Fordham University and its Board of Trustees mourns the loss of Ann Mara, matriarch of the New York Giants football dynasty, “The First Lady of Football,” and longtime friend and supporter of Fordham.
Mara passed away on Feb. 1 after complications from a fall. She was 85 years old.
“We have lost a great woman today, a woman of many talents, and a great soul,” said Joseph M. McShane, S.J., president of Fordham. “She was indeed the first lady of Fordham football, but she was so much more than that: a keen businesswoman; a devout Catholic; a loving mother; a generous philanthropist; and a warm colleague. I know the Fordham community joins me today in mourning her loss, and in keeping the Mara family in our thoughts and prayers.”

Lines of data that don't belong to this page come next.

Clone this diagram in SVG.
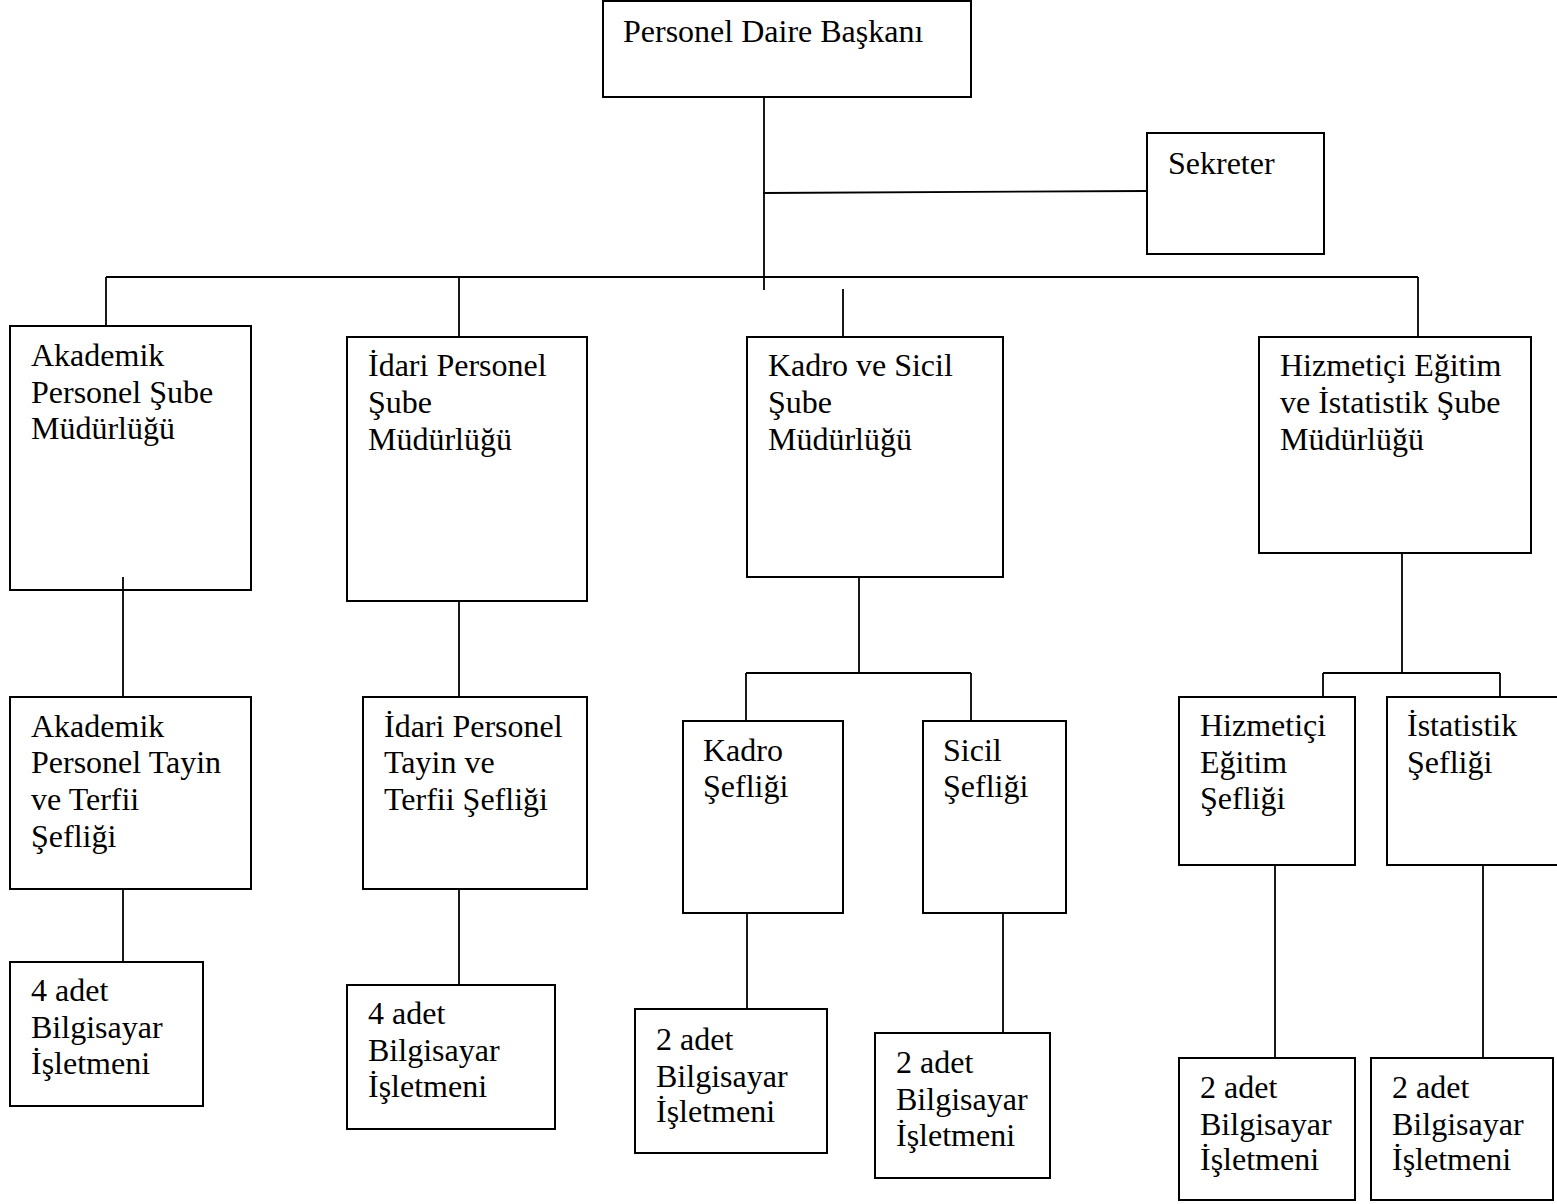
<svg xmlns="http://www.w3.org/2000/svg" width="1557" height="1204" viewBox="0 0 1557 1204">
<style>
.b{fill:#fff;stroke:#000;stroke-width:2}
.c line{stroke:#000;stroke-width:1.8}
text{font-family:"Liberation Serif","Times New Roman",serif;font-size:32px;fill:#000}
</style>
<rect width="1557" height="1204" fill="#fff"/>
<g id="n-baskan"><rect class="b" x="603" y="1" width="368" height="96"/><text x="623" y="42">Personel Daire Başkanı</text></g>
<g id="n-sekreter"><rect class="b" x="1147" y="133" width="177" height="121"/><text x="1168" y="174">Sekreter</text></g>
<g id="n-akademik"><rect class="b" x="10" y="326" width="241" height="264"/><text x="31" y="366">Akademik</text><text x="31" y="403">Personel Şube</text><text x="31" y="439">Müdürlüğü</text></g>
<g id="n-idari"><rect class="b" x="347" y="337" width="240" height="264"/><text x="368" y="376">İdari Personel</text><text x="368" y="413">Şube</text><text x="368" y="450">Müdürlüğü</text></g>
<g id="n-kadrosicil"><rect class="b" x="747" y="337" width="256" height="240"/><text x="768" y="376">Kadro ve Sicil</text><text x="768" y="413">Şube</text><text x="768" y="450">Müdürlüğü</text></g>
<g id="n-hizmetici"><rect class="b" x="1259" y="337" width="272" height="216"/><text x="1280" y="376">Hizmetiçi Eğitim</text><text x="1280" y="413">ve İstatistik Şube</text><text x="1280" y="450">Müdürlüğü</text></g>
<g id="n-akademik-tayin"><rect class="b" x="10" y="697" width="241" height="192"/><text x="31" y="737">Akademik</text><text x="31" y="773">Personel Tayin</text><text x="31" y="810">ve Terfii</text><text x="31" y="847">Şefliği</text></g>
<g id="n-idari-tayin"><rect class="b" x="363" y="697" width="224" height="192"/><text x="384" y="737">İdari Personel</text><text x="384" y="773">Tayin ve</text><text x="384" y="810">Terfii Şefliği</text></g>
<g id="n-kadro"><rect class="b" x="683" y="721" width="160" height="192"/><text x="703" y="761">Kadro</text><text x="703" y="797">Şefliği</text></g>
<g id="n-sicil"><rect class="b" x="923" y="721" width="143" height="192"/><text x="943" y="761">Sicil</text><text x="943" y="797">Şefliği</text></g>
<g id="n-hizmetici-sef"><rect class="b" x="1179" y="697" width="176" height="168"/><text x="1200" y="736">Hizmetiçi</text><text x="1200" y="773">Eğitim</text><text x="1200" y="809">Şefliği</text></g>
<g id="n-istatistik"><rect class="b" x="1387" y="697" width="175" height="168"/><text x="1407" y="736">İstatistik</text><text x="1407" y="773">Şefliği</text></g>
<g id="n-bi1"><rect class="b" x="10" y="962" width="193" height="144"/><text x="31" y="1001">4 adet</text><text x="31" y="1038">Bilgisayar</text><text x="31" y="1074">İşletmeni</text></g>
<g id="n-bi2"><rect class="b" x="347" y="985" width="208" height="144"/><text x="368" y="1024">4 adet</text><text x="368" y="1061">Bilgisayar</text><text x="368" y="1097">İşletmeni</text></g>
<g id="n-bi3"><rect class="b" x="635" y="1009" width="192" height="144"/><text x="656" y="1050">2 adet</text><text x="656" y="1087">Bilgisayar</text><text x="656" y="1122">İşletmeni</text></g>
<g id="n-bi4"><rect class="b" x="875" y="1033" width="175" height="145"/><text x="896" y="1073">2 adet</text><text x="896" y="1110">Bilgisayar</text><text x="896" y="1146">İşletmeni</text></g>
<g id="n-bi5"><rect class="b" x="1179" y="1058" width="176" height="142"/><text x="1200" y="1098">2 adet</text><text x="1200" y="1135">Bilgisayar</text><text x="1200" y="1170">İşletmeni</text></g>
<g id="n-bi6"><rect class="b" x="1371" y="1058" width="182" height="142"/><text x="1392" y="1098">2 adet</text><text x="1392" y="1135">Bilgisayar</text><text x="1392" y="1170">İşletmeni</text></g>
<g class="c" id="connectors">
<line x1="764" y1="98" x2="764" y2="290"/>
<line x1="763" y1="193" x2="1146" y2="191"/>
<line x1="106" y1="277" x2="1418" y2="277"/>
<line x1="106" y1="277" x2="106" y2="325"/>
<line x1="459" y1="277" x2="459" y2="336"/>
<line x1="843" y1="289" x2="843" y2="336"/>
<line x1="1418" y1="277" x2="1418" y2="336"/>
<line x1="123" y1="577" x2="123" y2="696"/>
<line x1="459" y1="602" x2="459" y2="696"/>
<line x1="859" y1="578" x2="859" y2="673"/>
<line x1="746" y1="673" x2="971" y2="673"/>
<line x1="746" y1="673" x2="746" y2="720"/>
<line x1="971" y1="673" x2="971" y2="720"/>
<line x1="1402" y1="554" x2="1402" y2="673"/>
<line x1="1323" y1="673" x2="1500" y2="673"/>
<line x1="1323" y1="673" x2="1323" y2="696"/>
<line x1="1500" y1="673" x2="1500" y2="696"/>
<line x1="123" y1="890" x2="123" y2="961"/>
<line x1="459" y1="890" x2="459" y2="984"/>
<line x1="747" y1="914" x2="747" y2="1008"/>
<line x1="1003" y1="914" x2="1003" y2="1032"/>
<line x1="1275" y1="866" x2="1275" y2="1057"/>
<line x1="1483" y1="866" x2="1483" y2="1057"/>
</g>
</svg>
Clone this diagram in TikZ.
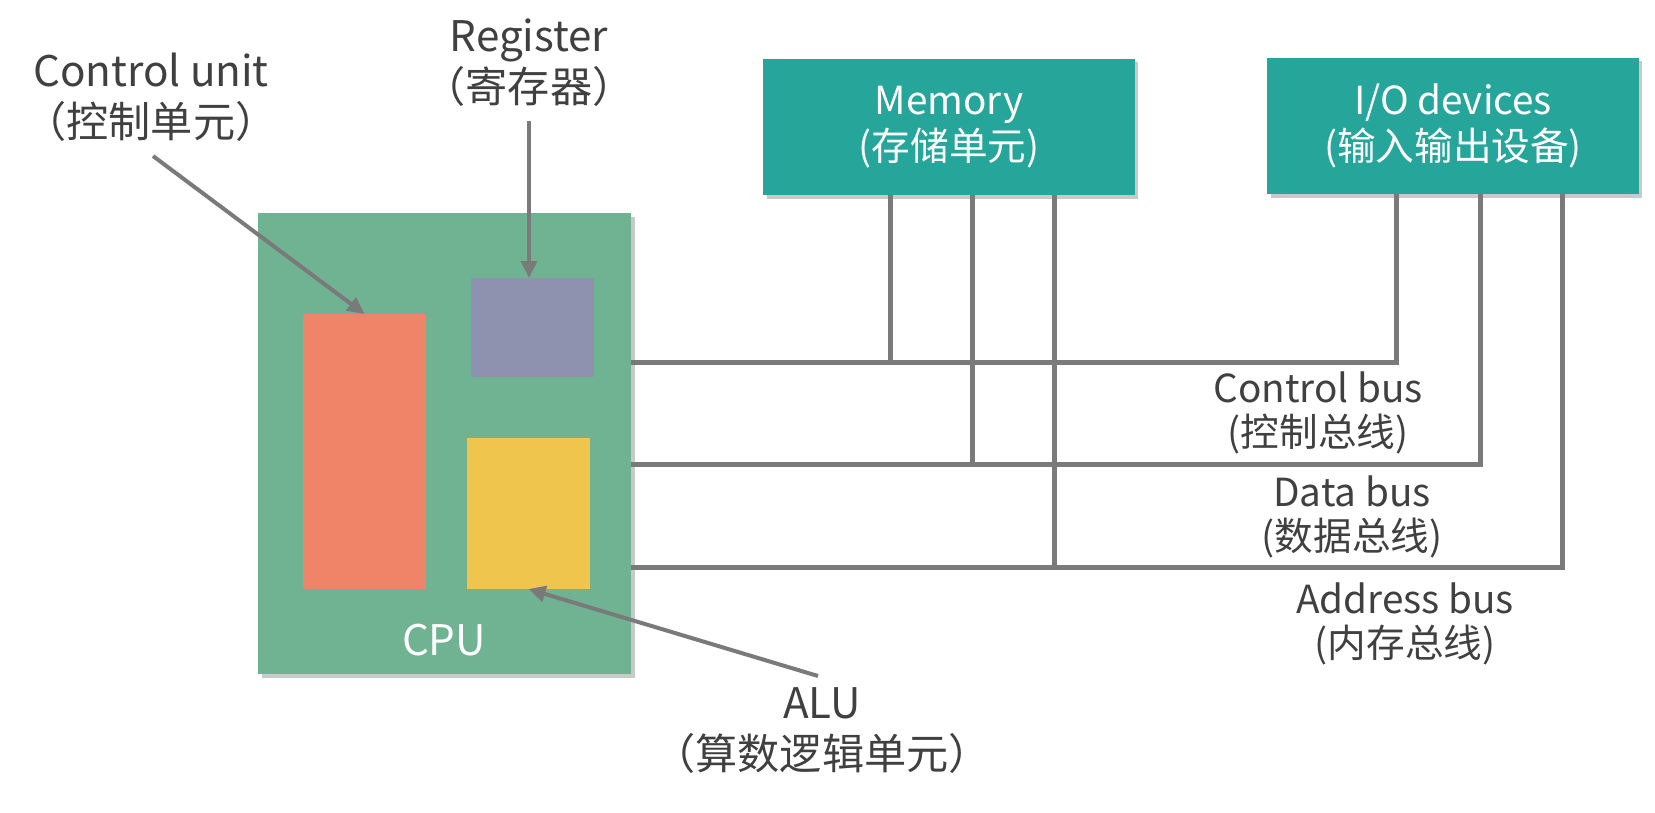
\documentclass[tikz,border=0pt]{standalone}
\usepackage{fontspec}
\setmainfont{Noto Sans CJK SC}
\usetikzlibrary{fit,shadows,arrows.meta}

\definecolor{cpugreen}{RGB}{111,179,147}
\definecolor{cuorange}{RGB}{240,132,104}
\definecolor{regpurple}{RGB}{142,146,174}
\definecolor{aluyellow}{RGB}{240,197,78}
\definecolor{boxteal}{RGB}{38,166,154}
\definecolor{wiregray}{RGB}{122,122,122}
\definecolor{labelgray}{RGB}{64,64,64}

\begin{document}
\begin{tikzpicture}[x=0.02cm,y=-0.02cm,
    block/.style={inner sep=0,outer sep=0},
    shadowed/.style={drop shadow={shadow xshift=0.07cm,shadow yshift=-0.07cm,opacity=0.3,fill=black!70}},
    unitbox/.style={block,fill=boxteal,text=white,align=center,font=\fontsize{22pt}{26pt}\selectfont,
        minimum width=7.44cm,minimum height=2.74cm,shadowed},
    caption/.style={text=labelgray,align=center,font=\fontsize{22pt}{25pt}\selectfont,inner sep=0},
    callout/.style={caption,font=\fontsize{24pt}{29pt}\selectfont},
    wire/.style={draw=wiregray,line width=0.1cm},
    pointer/.style={draw=wiregray,line width=0.08cm,-{Triangle[length=0.34cm,width=0.32cm]}}]
    \useasboundingbox (0,0) rectangle (1655,812);
    % cpu and its parts
    \node[block,fit={(258,213) (631,674)},fill=cpugreen,shadowed] (cpu) {};
    \node[block,fit={(303,314) (426,589)},fill=cuorange] (cu) {};
    \node[block,fit={(471,278) (594,377)},fill=regpurple] (reg) {};
    \node[block,fit={(467,438) (590,589)},fill=aluyellow] (alu) {};
    \node[text=white,font=\fontsize{24pt}{24pt}\selectfont] (cpulabel) at (444,640) {CPU};
    % memory and i/o
    \node[unitbox] (mem) at (949,127) {Memory\\(存储单元)};
    \node[unitbox] (io) at (1453,126) {I/O devices\\(输入输出设备)};
    % buses
    \coordinate (ctl) at (1396,362);
    \coordinate (dat) at (1480,464);
    \coordinate (adr) at (1562,567);
    \coordinate (mctl) at (890,362);
    \coordinate (mdat) at (972,464);
    \coordinate (madr) at (1054,567);
    \draw[wire] (cpu.east |- ctl) -| (ctl |- io.south);
    \draw[wire] (cpu.east |- dat) -| (dat |- io.south);
    \draw[wire] (cpu.east |- adr) -| (adr |- io.south);
    \draw[wire] (mctl |- mem.south) -- (mctl);
    \draw[wire] (mdat |- mem.south) -- (mdat);
    \draw[wire] (madr |- mem.south) -- (madr);
    \node[caption] (ctllabel) at (1318,413) {Control bus\\(控制总线)};
    \node[caption] (datlabel) at (1352,517) {Data bus\\(数据总线)};
    \node[caption] (adrlabel) at (1405,624) {Address bus\\(内存总线)};
    % pointers
    \node[callout] (culabel) at (151,97) {Control unit\\（控制单元）};
    \node[callout] (reglabel) at (529,63) {Register\\（寄存器）};
    \node[callout] (alulabel) at (822,731) {ALU\\（算数逻辑单元）};
    \coordinate (cutail) at (153,156);
    \coordinate (regtail) at (529,121);
    \coordinate (alutail) at (818,676);
    \draw[pointer] (cutail) -- (cu.north);
    \draw[pointer] (regtail) -- (regtail |- reg.north);
    \draw[pointer] (alutail) -- (alu.south);
\end{tikzpicture}
\end{document}
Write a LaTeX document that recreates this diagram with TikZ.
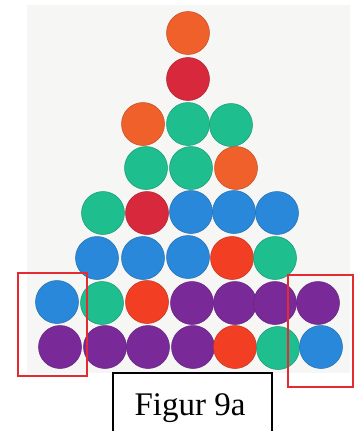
\documentclass[tikz,border=0pt]{standalone}
\usepackage{fontspec}
\setmainfont{Liberation Serif}
\definecolor{cOr}{HTML}{F0602A}
\definecolor{cRd}{HTML}{D8283C}
\definecolor{cOr2}{HTML}{F23E22}
\definecolor{cGr}{HTML}{1EBE8E}
\definecolor{cBl}{HTML}{2A88DA}
\definecolor{cPu}{HTML}{7A2A98}
\definecolor{photo}{HTML}{F6F6F5}
\definecolor{boxred}{HTML}{E62A32}
\begin{document}
\begin{tikzpicture}[x=1pt,y=-1pt,
  disc/.style={circle,minimum size=43pt,inner sep=0pt,fill=#1,draw=#1!80!black,line width=0.5pt},
  redbox/.style={draw=boxred,line width=1.3pt},
  figbox/.style={draw=black,line width=1.4pt}]
\useasboundingbox (0,0) rectangle (355,431);
\fill[photo] (27,5) rectangle (350,373);
% row 1
\node[disc=cOr] (a1) at (188,33) {};
% row 2
\node[disc=cRd] (b1) at (188,79) {};
% row 3
\node[disc=cOr] (c1) at (143,124) {};
\node[disc=cGr] (c2) at (188,124) {};
\node[disc=cGr] (c3) at (231,125) {};
% row 4
\node[disc=cGr] (d1) at (146,168) {};
\node[disc=cGr] (d2) at (191,168) {};
\node[disc=cOr] (d3) at (236,168) {};
% row 5
\node[disc=cGr] (e1) at (103,213) {};
\node[disc=cRd] (e2) at (147,213) {};
\node[disc=cBl] (e3) at (191,212) {};
\node[disc=cBl] (e4) at (234,212) {};
\node[disc=cBl] (e5) at (277,213) {};
% row 6
\node[disc=cBl] (f1) at (97,258) {};
\node[disc=cBl] (f2) at (143,258) {};
\node[disc=cBl] (f3) at (188,257) {};
\node[disc=cOr2] (f4) at (232,258) {};
\node[disc=cGr] (f5) at (275,258) {};
% row 7
\node[disc=cBl] (g1) at (57,302) {};
\node[disc=cGr] (g2) at (102,303) {};
\node[disc=cOr2] (g3) at (147,302) {};
\node[disc=cPu] (g4) at (192,303) {};
\node[disc=cPu] (g5) at (235,303) {};
\node[disc=cPu] (g6) at (275,303) {};
\node[disc=cPu] (g7) at (318,303) {};
% row 8
\node[disc=cPu] (h1) at (60,347) {};
\node[disc=cPu] (h2) at (105,347) {};
\node[disc=cPu] (h3) at (148,347) {};
\node[disc=cPu] (h4) at (193,347) {};
\node[disc=cOr2] (h5) at (235,347) {};
\node[disc=cGr] (h6) at (278,348) {};
\node[disc=cBl] (h7) at (321,347) {};
% red boxes
\draw[redbox] (18,273) rectangle (87,376);
\draw[redbox] (288,275) rectangle (353,387);
% caption box (bottom edge outside the picture)
\begin{scope}
\clip (0,0) rectangle (355,431);
\draw[figbox] (113,373) rectangle (272,440);
\end{scope}
\node[anchor=base,inner sep=0pt,font=\fontsize{33}{36}\selectfont] (cap) at (190,415) {Figur 9a};
\end{tikzpicture}
\end{document}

Mara was the widow of longtime Giants owner Wellington Mara, FCRH’ 37, whom she met at the church that both attended, St. Ignatius Loyola on Park Avenue. They married in 1954.
Though the couple would go on to co-own the NFL team founded in 1925 by Wellington’s father, Tim, Ann and her husband’s earliest shared experiences of football began at Fordham. Wellington, a diehard Ram and a classmate of Vince Lombardi, would frequently bring Ann to University sporting events.
“During our courtship, [Wellington] dragged me to every football game and every basketball game,” Mara said when she accepted Fordham’s 2012 Walsh Award, given each year to an individual who best exemplifies the support, loyalty, and passion for Fordham football. “That was his idea of a romantic night.”
Through the years, the couple remained well-connected to Fordham: their son John Mara, the Giants’ president and CEO, is a 1979 graduate of Fordham Law School and several of their grandchildren attended the University. Both Ann and Wellington received honorary degrees from Fordham and Wellington Mara received one of the University’s first Founder’s Awards in 2002. In 2012, Ann received Fordham’s Walsh Award, given each year to an individual who best exemplifies the support, loyalty, and passion for Fordham football.
In conferring an honorary doctorate of humane letters upon her in 2008, Fordham said of Mara, “She is the matriarch; literally as a mother, grandmother, and great-grandmother, and figuratively, for the extended New York Giants family, a family that includes scores of players and hundreds of Giants alumni. Indeed, through it all: the defeats, the personal losses, and the memorable triumphs, Ann Mumm Mara has been there.”
Equal to Mara’s love of Fordham was her passion for the Giants. Called the “Grand Dame of the New York Giants,” Mara and her 11 children maintained their 50 percent ownership of the organization following Wellington’s death in 2005.
“Mrs. Mara was a tower of strength, dignity, and inspiration for her family and all of us in the NFL,” said NFL commissioner Roger Goodell, in a statement. “Her family and the Giants organization have always reflected Mrs. Mara’s competitive spirit, integrity, and wonderful sense of humor. Our thoughts and prayers are with John Mara and the entire Mara family.”
Mara is survived by 11 children, 43 grandchildren (among whom are well-known actresses Rooney Mara and Kate Mara), and 16 great-grandchildren.